How does the audience usually react to the film? What audience’s reaction surprised you the most?
Each audience has been very different. In New York, all the New York jokes made people laugh a lot. And the world I present in the film felt very foreign to the audiences that had grown up primarily in big cities. In Memphis, I sensed the audience was watching cautiously at the beginning because they did not want to see people in their part of the country as objects of mockery. Once they realized that the film was not making fun, they became deeply engaged, not in small part because they know people who are living like this or who are invested in this kind of lifestyle. In Europe the fascinating experience for me is to see that what I have experienced as normal is foreign to the people who have watched it here. I find each of these audiences very compelling as a filmmaker. As viewers, we project ourselves into the films that move us. The diverse range of reactions shows me that the film is working.
The documentary was completed in 2021. After rewatching it, is there something you would change or something you left out and wished to film if you could do it again?
No, not really. The issues remain and I continue to be compelled by the people and the subject matter. The film is what it needs to be. I wouldn’t change it.
What is the apocalypse and/or post-apocalypse for you? What references do you have to the terms? (From your individual perspective)
As I don’t come from a religious tradition, my main references for the apocalypse come from a distanced vision of it through the history of art. Those were always the best paintings, lots of tiny details to look at (thinking of Hieronymus Bosch, or any of those fantastic late medieval and early Renaissance Italian painters). All kinds of things to imagine, the pleas, the cries, the desperation. I do have a vivid imagination. But I don’t think about the apocalypse or post-apocalypse in my everyday life.
Does the apocalypse and/or post-apocalypse play a role in your work? And if yes, how so?

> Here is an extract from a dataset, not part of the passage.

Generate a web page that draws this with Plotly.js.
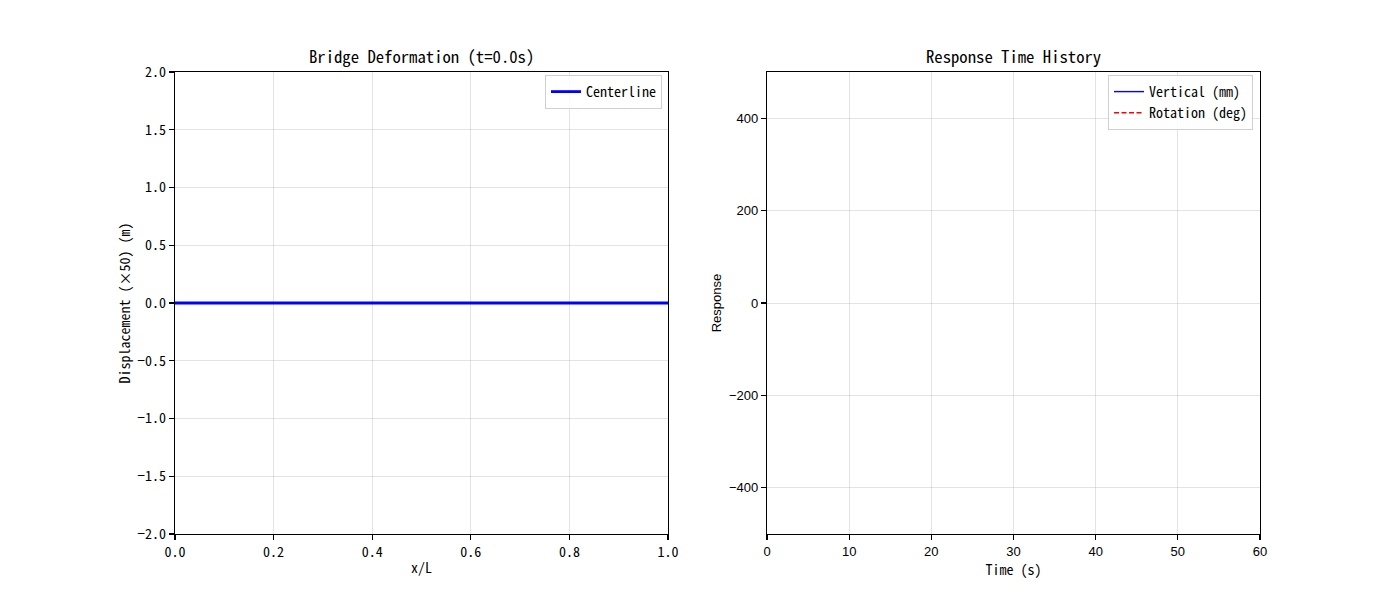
<!DOCTYPE html>
<html>
<head>
<meta charset="utf-8">
<script src="https://cdn.plot.ly/plotly-3.0.1.min.js"></script>
<style>html,body{margin:0;padding:0;background:#fff;}#chart{width:1400px;height:600px;}</style>
</head>
<body>
<div id="chart"></div>
<script>
// Left panel: bridge deformation at t = 0.0 s
const positionXL = [0.0, 0.1, 0.2, 0.3, 0.4, 0.5, 0.6, 0.7, 0.8, 0.9, 1.0];
const centerlineDisp = [0, 0, 0, 0, 0, 0, 0, 0, 0, 0, 0];
// Right panel: response time history (only the t = 0 sample so far)
const timeSec = [0];
const verticalMm = [0];
const rotationDeg = [0];
const leftTitle = "Bridge Deformation (t=0.0s)";
const rightTitle = "Response Time History";

const CJK = '"Noto Sans Mono CJK SC", "Noto Sans Mono CJK JP", "DejaVu Sans Mono", monospace';
const SANS = '"Liberation Sans", Arial, sans-serif';

const traces = [
  {x: positionXL, y: centerlineDisp, type: 'scatter', mode: 'lines', name: 'Centerline',
   line: {color: '#0000ff', width: 2.8}, xaxis: 'x', yaxis: 'y', legend: 'legend'},
  {x: timeSec, y: verticalMm, type: 'scatter', mode: 'lines', name: 'Vertical (mm)',
   line: {color: '#0000ff', width: 1.4}, xaxis: 'x2', yaxis: 'y2', legend: 'legend2'},
  {x: timeSec, y: rotationDeg, type: 'scatter', mode: 'lines', name: 'Rotation (deg)',
   line: {color: '#ff0000', width: 1.4, dash: '5px,2.5px'}, xaxis: 'x2', yaxis: 'y2', legend: 'legend2'}
];

const axCommon = {
  showline: true, linecolor: '#000', linewidth: 1.1, mirror: true,
  ticks: 'outside', ticklen: 5, tickwidth: 1.1, tickcolor: '#000',
  showgrid: true, gridcolor: 'rgba(176,176,176,0.35)', gridwidth: 1,
  zeroline: false
};

const layout = {
  width: 1400, height: 600,
  margin: {l: 0, r: 0, t: 0, b: 0},
  paper_bgcolor: '#fff', plot_bgcolor: '#fff',
  showlegend: true,
  xaxis: Object.assign({}, axCommon, {
    domain: [175/1400, 668/1400], range: [0, 1], tickmode: 'linear', tick0: 0, dtick: 0.2,
    tickformat: '.1f', anchor: 'y',
    tickfont: {family: CJK, size: 14, color: '#000'},
    title: {text: 'x/L', font: {family: CJK, size: 14, color: '#000'}, standoff: 3}
  }),
  yaxis: Object.assign({}, axCommon, {
    domain: [66/600, 528/600], range: [-2, 2], tickmode: 'linear', tick0: -2, dtick: 0.5,
    tickformat: '.1f', anchor: 'x',
    tickfont: {family: CJK, size: 14, color: '#000'},
    title: {text: 'Displacement (×50) (m)', font: {family: CJK, size: 14, color: '#000'}, standoff: 3}
  }),
  xaxis2: Object.assign({}, axCommon, {
    domain: [767/1400, 1260/1400], range: [0, 60], tickmode: 'linear', tick0: 0, dtick: 10,
    anchor: 'y2',
    tickfont: {family: SANS, size: 13, color: '#000'},
    title: {text: 'Time (s)', font: {family: CJK, size: 14, color: '#000'}, standoff: 4}
  }),
  yaxis2: Object.assign({}, axCommon, {
    domain: [66/600, 528/600], range: [-500, 500], tickmode: 'linear', tick0: -400, dtick: 200,
    anchor: 'x2',
    tickfont: {family: SANS, size: 13, color: '#000'},
    title: {text: 'Response', font: {family: SANS, size: 13, color: '#000'}, standoff: 4}
  }),
  legend: {
    x: 662/1400, y: 1 - 75/600, xanchor: 'right', yanchor: 'top',
    bgcolor: 'rgba(255,255,255,0.8)', bordercolor: '#d0d0d0', borderwidth: 1,
    font: {family: CJK, size: 14, color: '#000'}, tracegroupgap: 0, itemwidth: 30
  },
  legend2: {
    x: 1253/1400, y: 1 - 75/600, xanchor: 'right', yanchor: 'top',
    bgcolor: 'rgba(255,255,255,0.8)', bordercolor: '#d0d0d0', borderwidth: 1,
    font: {family: CJK, size: 14, color: '#000'}, tracegroupgap: 0, itemwidth: 30
  },
  annotations: [
    {text: leftTitle, xref: 'paper', yref: 'paper', x: (175+668)/2/1400, y: 1 - 70/600,
     xanchor: 'center', yanchor: 'bottom', showarrow: false,
     font: {family: CJK, size: 16.7, color: '#000'}},
    {text: rightTitle, xref: 'paper', yref: 'paper', x: (767+1260)/2/1400, y: 1 - 70/600,
     xanchor: 'center', yanchor: 'bottom', showarrow: false,
     font: {family: CJK, size: 16.7, color: '#000'}}
  ]
};

Plotly.newPlot('chart', traces, layout, {displayModeBar: false, staticPlot: true});
</script>
</body>
</html>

When I think about my work I think about history and I think about how people live in the present. I think with passion, with anger, with determination about how the world is unjust and extraordinary at the same time. So, if I think anything about the future in relation to my work it is a desire to communicate with people, to promote conversation, and to move them.
What are some of your favourite pop culture references to the (post)apocalypse — whether it's films, books, a YouTube channel, or music — what can you recommend?
I am a big fan of Alexander Scriabin’s unfinished composition “Mysterium,” which was supposed to be performed in the Himalayas, with casts of thousands and bells hung from clouds to herald the apocalypse and rebirth of the world. That is quite something. Scriabin began plans for the “Mysterium” in 1903 but it remained unfinished upon his untimely death in 1915. In 2015 I made a sound piece and an animated film referring to the “Mysterium.” The research process was fascinating as I learned more about Scriabin and his transformative vision.
But my absolute touchstone for all things that we think are absolutely positively going to be apocalyptic but turn out not to be is Steven Spielberg’s 1977 film “Close Encounters of the Third Kind”. Because the aliens turn out to be great musicians and pretty nice after all. That’s a vision I can relate to.